Housetraining a Pup

Pet Tales
by Barry B. Burtis D.V.M.

When a new puppy or kitten arrives in your home there is fun and excitement ahead, to be sure. However, there is some work and challenge, as well. House-training is probably the task most owners like the least.

Now with a kitten, it's usually ridiculously simple. Get a couple of boxes, fill them with an appropriate litter material, make sure the kitten knows where to find them, and that's about it. It will probably require a bit more time and effort to train your pup in proper bathroom etiquette. If you follow some general guidelines for housebreaking puppies, though, it shouldn't be a terrible ordeal for pup or owner. Here are some rules I recommend be followed.

Go into the training process realizing that it will be a learning experience for both pup and owner. The better you get to know your puppy, the quicker will go the training. Watch your pup carefully and learn to read the signals that indicate a trip to the bathroom is needed. It may help if you bell the puppy, in order to have a better idea of where it is when not directly in your sight.

 Plan where you want the toilet area for your dog to be. Choose a few restricted areas in the beginning and return to these areas each time with your pup. You go to these areas frequently, usually immediately after your pup awakens (even if just a nap), after play, or within 10-15 minutes of eating. If the pup is on a leash, shorten the leash to encourage walking in quite a confined area. If not on leash, the owner should stand still and not play, talk or interact with the pup, until it has eliminated.  It is important for them to make a connection with these places and what should happen there. Don't play and socialize with the pup when you get there. There is time to play and have fun after they eliminate.

Try to avoid any distractions for the pup in the toilet area. It is permissible to allow cautious sniffing. The odour from previously passed stool or urine is a powerful trigger for a pup to go again. Praise the dog as soon as it squats. Praise the dog when it eliminates in the appropriate area. Remember you are not rewarding the act; rather you are reinforcing the location. Some owners try to use words or sound signals to help train their dogs to eliminate on command.

Do not punish a puppy that has a break in its training. Punishment is very ineffective in changing behaviour. Punishment, after the fact, may create even more confusion and fear around elimination for the pup. If you come upon a pup in the act of having an accident it should be startled to get its attention and stop eliminating and then immediately take it the toilet area. Any area in the house where an accident has occurred must be thoroughly cleaned and if possible the pup kept away from this area for awhile in order that any remaining odours not stimulate another house-soiling.

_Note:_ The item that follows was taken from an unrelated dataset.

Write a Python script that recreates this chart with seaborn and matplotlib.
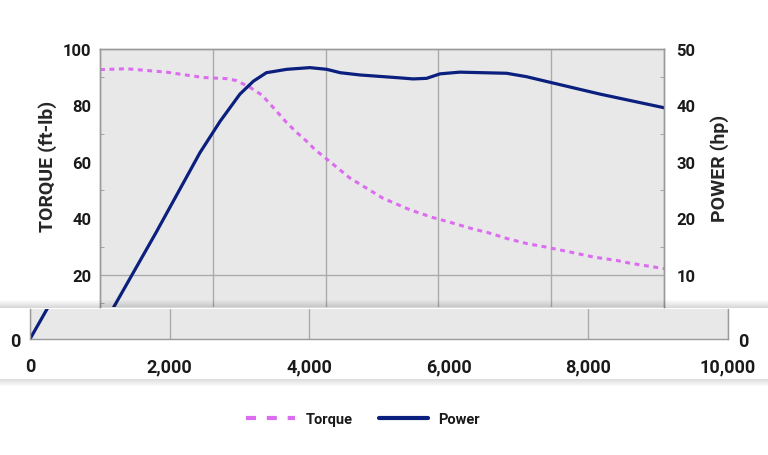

Whenever the pup is the least bit unsupervised, it should be confined in a crate or similar small area. It should regard such an area as its home or den and therefore it will try very hard not to pass stool or urine in that area. After being in this area for even a short while, it will be best to allow a bathroom stop when the puppy is first taken out. If you must go down steps or stairs to take the pup to eliminate, carry it. Wrapping the pup in a towel to carry it outside may help prevent the stimulation to eliminate from just being placed on the floor, as sometimes occurs in very young puppies.

Remember the key words in training a puppy are consistency and patience. With these virtues firmly in place, an owner is likely to be amazed at how quickly and smoothly house-training a puppy can go. Nothing better cements the human-dog bond than to have a well behaved, well house-trained pet in the home.